THE REQUEST ->
Reproduce the material below line by line, beginning with its first line and ending with the line that contains "import * as"; leave out pictures.

PROVIDED MATERIAL ->

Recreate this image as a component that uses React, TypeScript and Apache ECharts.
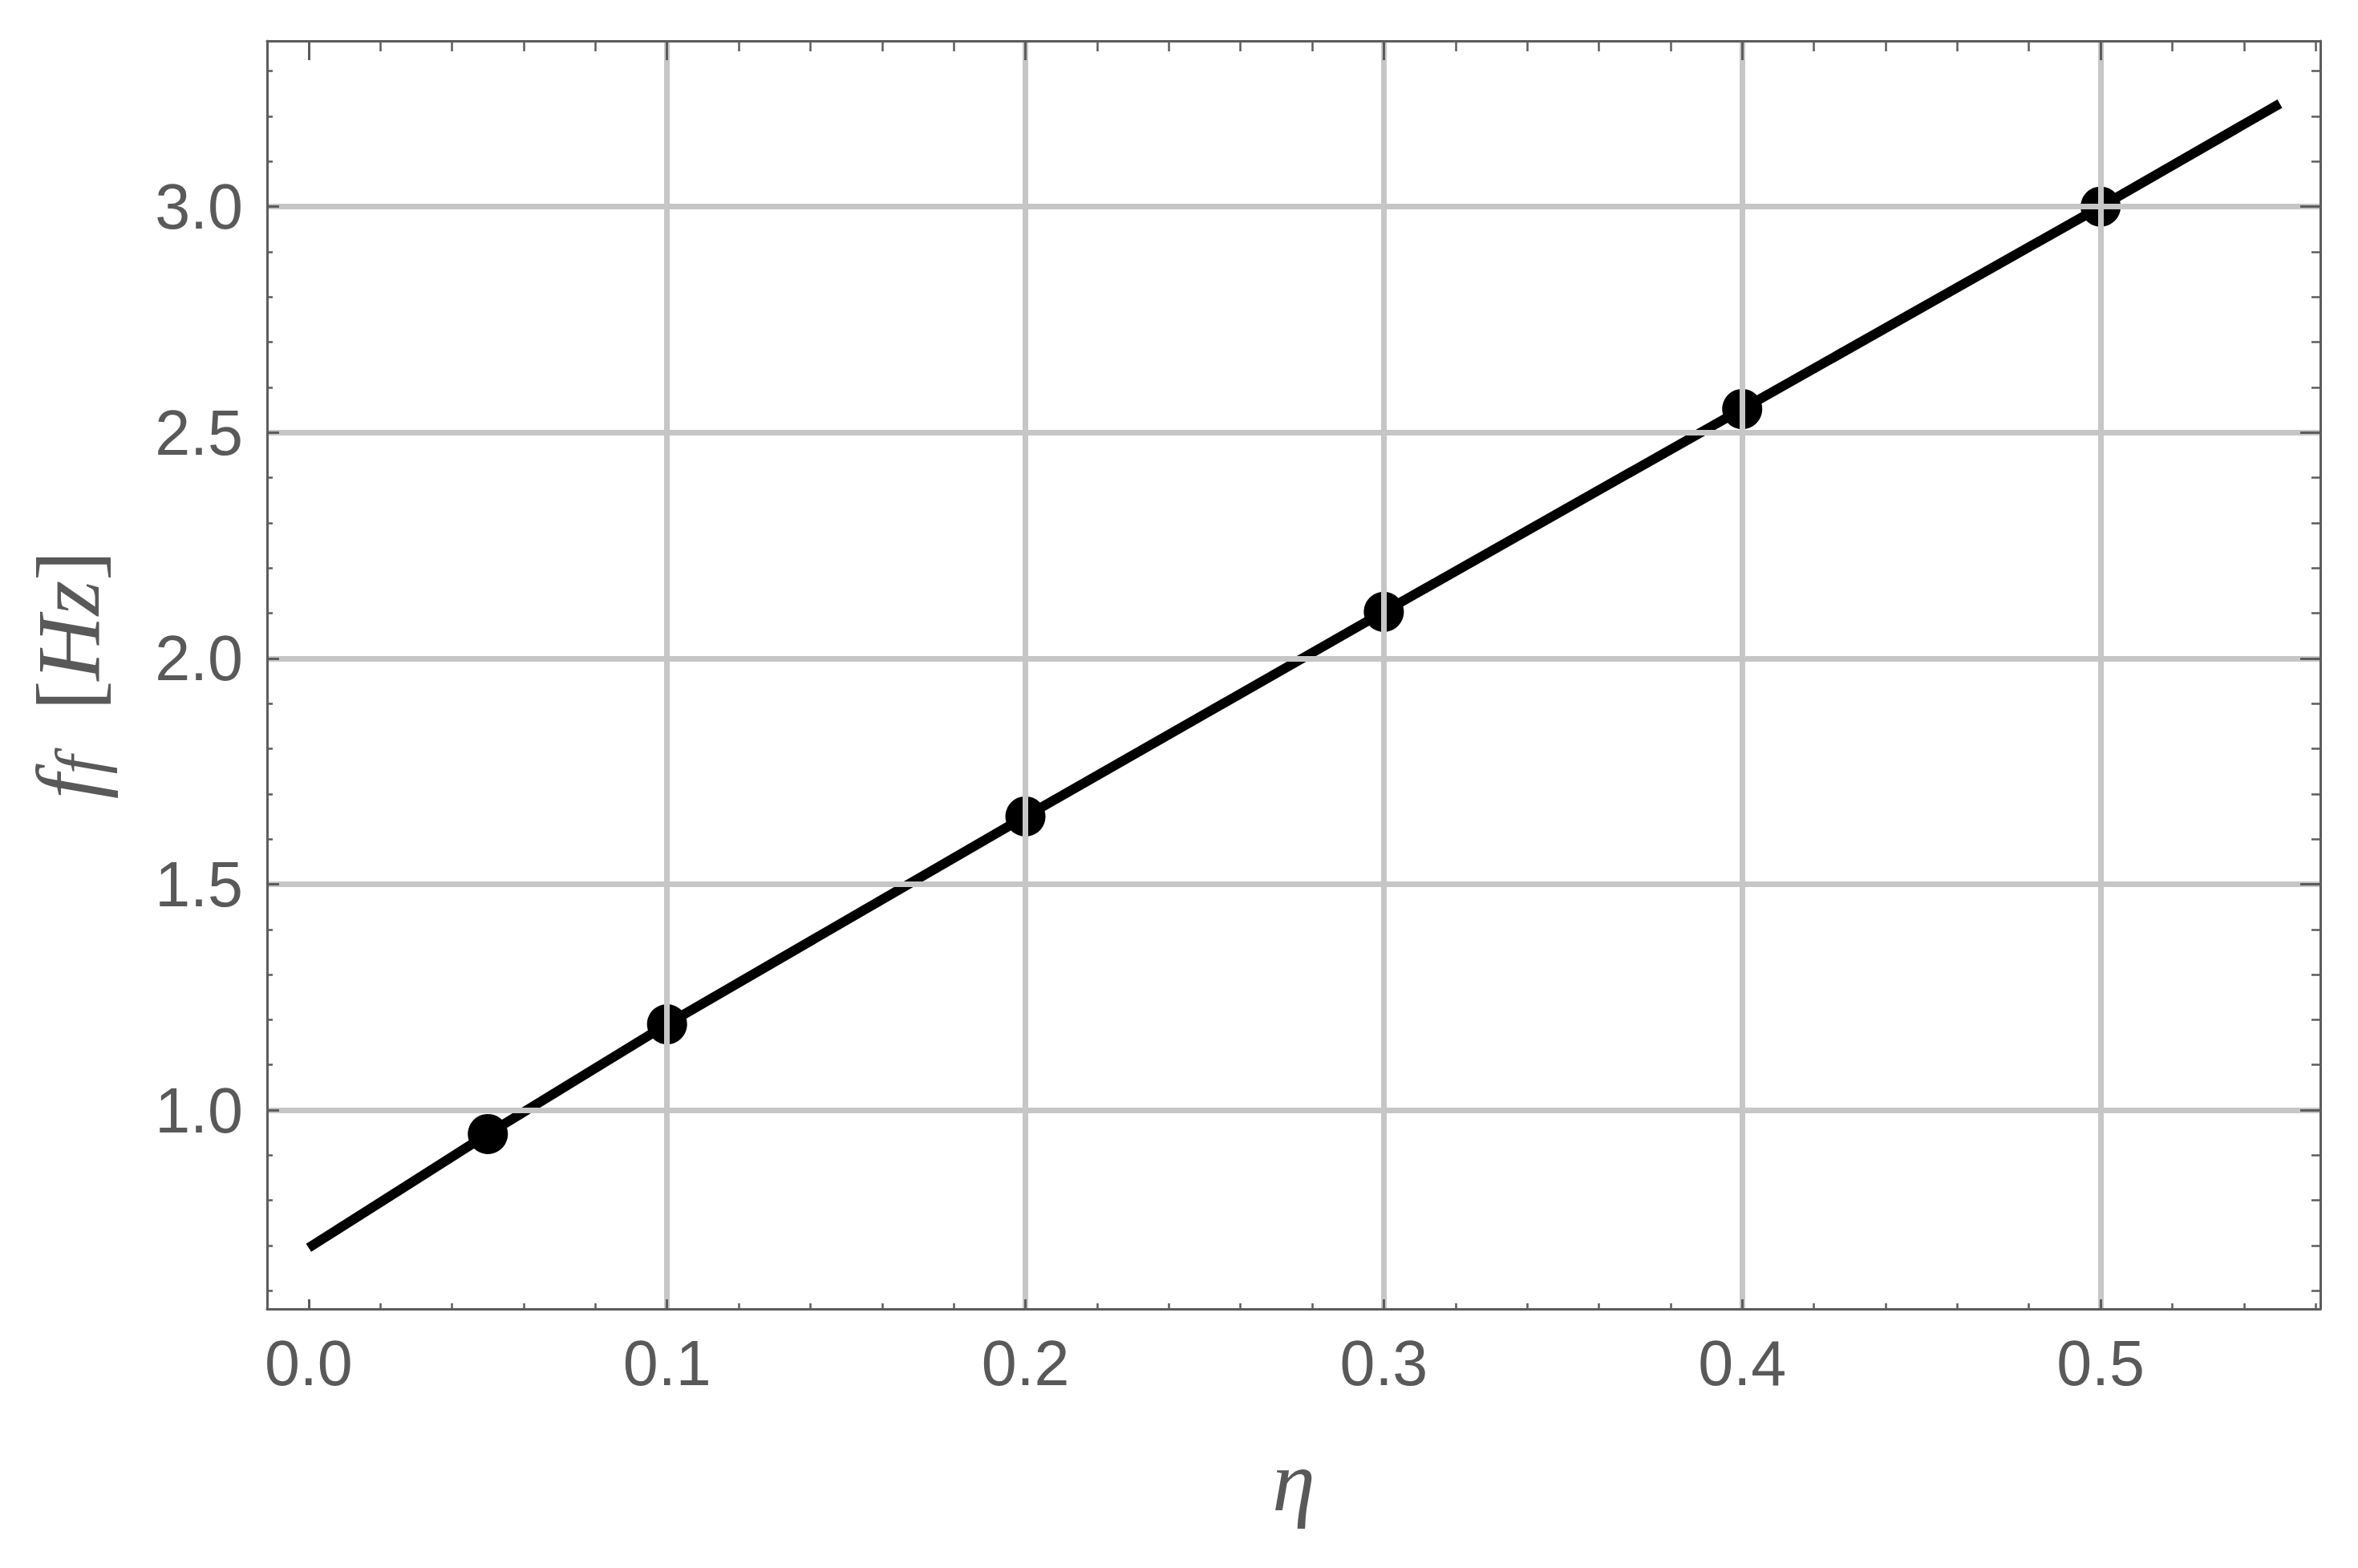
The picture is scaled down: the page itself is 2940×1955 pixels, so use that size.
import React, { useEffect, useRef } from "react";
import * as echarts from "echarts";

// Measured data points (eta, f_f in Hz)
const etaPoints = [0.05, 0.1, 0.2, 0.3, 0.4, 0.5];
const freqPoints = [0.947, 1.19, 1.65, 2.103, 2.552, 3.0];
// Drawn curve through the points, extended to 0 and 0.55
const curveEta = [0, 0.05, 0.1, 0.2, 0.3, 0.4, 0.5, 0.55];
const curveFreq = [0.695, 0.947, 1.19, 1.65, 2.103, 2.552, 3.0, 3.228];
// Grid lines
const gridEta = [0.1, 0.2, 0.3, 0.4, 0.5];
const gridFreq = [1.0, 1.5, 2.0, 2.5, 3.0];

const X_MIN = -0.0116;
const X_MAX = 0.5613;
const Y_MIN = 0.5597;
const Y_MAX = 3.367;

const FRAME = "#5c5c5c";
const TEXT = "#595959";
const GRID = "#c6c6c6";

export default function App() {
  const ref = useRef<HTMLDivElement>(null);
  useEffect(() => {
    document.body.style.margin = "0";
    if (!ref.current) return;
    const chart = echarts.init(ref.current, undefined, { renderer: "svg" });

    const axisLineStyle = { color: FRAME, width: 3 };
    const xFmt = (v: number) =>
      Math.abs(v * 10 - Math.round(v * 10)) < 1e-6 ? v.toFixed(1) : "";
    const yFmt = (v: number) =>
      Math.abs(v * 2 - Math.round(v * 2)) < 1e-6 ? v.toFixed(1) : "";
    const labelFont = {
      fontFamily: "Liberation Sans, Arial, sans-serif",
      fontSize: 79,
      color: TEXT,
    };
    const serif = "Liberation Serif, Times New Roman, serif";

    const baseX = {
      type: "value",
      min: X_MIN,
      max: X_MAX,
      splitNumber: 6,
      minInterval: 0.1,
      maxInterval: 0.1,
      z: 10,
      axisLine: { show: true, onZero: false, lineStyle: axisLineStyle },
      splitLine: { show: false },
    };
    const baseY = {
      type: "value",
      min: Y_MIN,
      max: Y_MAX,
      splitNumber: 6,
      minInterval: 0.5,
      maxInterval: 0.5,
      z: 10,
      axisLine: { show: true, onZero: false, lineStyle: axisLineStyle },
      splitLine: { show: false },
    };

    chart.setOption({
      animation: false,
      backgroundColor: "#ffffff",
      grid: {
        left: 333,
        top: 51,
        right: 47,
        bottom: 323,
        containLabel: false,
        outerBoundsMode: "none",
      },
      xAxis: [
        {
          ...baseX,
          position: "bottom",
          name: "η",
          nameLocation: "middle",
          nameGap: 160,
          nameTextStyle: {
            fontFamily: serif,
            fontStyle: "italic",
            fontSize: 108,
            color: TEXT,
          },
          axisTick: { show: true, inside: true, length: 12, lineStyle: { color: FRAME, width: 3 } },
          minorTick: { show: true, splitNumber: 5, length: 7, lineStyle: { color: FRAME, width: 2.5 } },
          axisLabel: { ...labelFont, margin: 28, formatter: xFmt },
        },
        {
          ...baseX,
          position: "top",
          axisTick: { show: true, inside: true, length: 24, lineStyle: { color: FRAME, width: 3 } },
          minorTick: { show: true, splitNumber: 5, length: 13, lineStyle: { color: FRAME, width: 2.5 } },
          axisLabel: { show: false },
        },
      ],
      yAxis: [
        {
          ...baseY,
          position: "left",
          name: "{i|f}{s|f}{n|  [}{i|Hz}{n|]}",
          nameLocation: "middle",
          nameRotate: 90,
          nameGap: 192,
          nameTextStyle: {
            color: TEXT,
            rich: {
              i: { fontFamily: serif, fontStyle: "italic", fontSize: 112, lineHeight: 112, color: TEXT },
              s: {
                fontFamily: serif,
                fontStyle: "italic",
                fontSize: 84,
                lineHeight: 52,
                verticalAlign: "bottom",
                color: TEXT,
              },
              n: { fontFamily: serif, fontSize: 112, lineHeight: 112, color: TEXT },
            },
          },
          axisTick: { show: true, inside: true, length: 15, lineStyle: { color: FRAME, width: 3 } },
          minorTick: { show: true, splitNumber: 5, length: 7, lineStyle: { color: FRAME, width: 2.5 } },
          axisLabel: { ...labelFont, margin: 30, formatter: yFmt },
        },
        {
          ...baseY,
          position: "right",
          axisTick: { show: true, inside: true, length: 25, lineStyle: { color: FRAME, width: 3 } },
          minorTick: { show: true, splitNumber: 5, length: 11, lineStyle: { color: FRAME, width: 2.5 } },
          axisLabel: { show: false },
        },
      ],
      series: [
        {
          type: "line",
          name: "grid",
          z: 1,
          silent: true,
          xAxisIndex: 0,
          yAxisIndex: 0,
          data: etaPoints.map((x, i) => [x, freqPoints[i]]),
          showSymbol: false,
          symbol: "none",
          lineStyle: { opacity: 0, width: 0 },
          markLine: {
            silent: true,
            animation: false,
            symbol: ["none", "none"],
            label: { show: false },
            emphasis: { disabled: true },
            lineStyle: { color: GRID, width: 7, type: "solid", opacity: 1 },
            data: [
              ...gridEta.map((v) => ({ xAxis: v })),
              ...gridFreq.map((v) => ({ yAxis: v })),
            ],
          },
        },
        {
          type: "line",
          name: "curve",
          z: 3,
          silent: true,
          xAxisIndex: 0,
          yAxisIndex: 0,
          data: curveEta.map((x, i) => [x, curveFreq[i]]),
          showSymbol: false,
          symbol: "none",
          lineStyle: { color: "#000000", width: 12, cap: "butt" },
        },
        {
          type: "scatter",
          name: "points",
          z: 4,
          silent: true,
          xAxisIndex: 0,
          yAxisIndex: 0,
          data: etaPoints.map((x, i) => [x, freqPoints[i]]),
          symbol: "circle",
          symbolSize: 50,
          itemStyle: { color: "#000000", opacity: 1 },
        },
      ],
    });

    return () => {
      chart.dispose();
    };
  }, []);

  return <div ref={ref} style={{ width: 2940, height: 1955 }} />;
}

FINAL RESULT ->
Recreate this image as a component that uses React, TypeScript and Apache ECharts.
The picture is scaled down: the page itself is 2940×1955 pixels, so use that size.
import React, { useEffect, useRef } from "react";
import * as echarts from "echarts";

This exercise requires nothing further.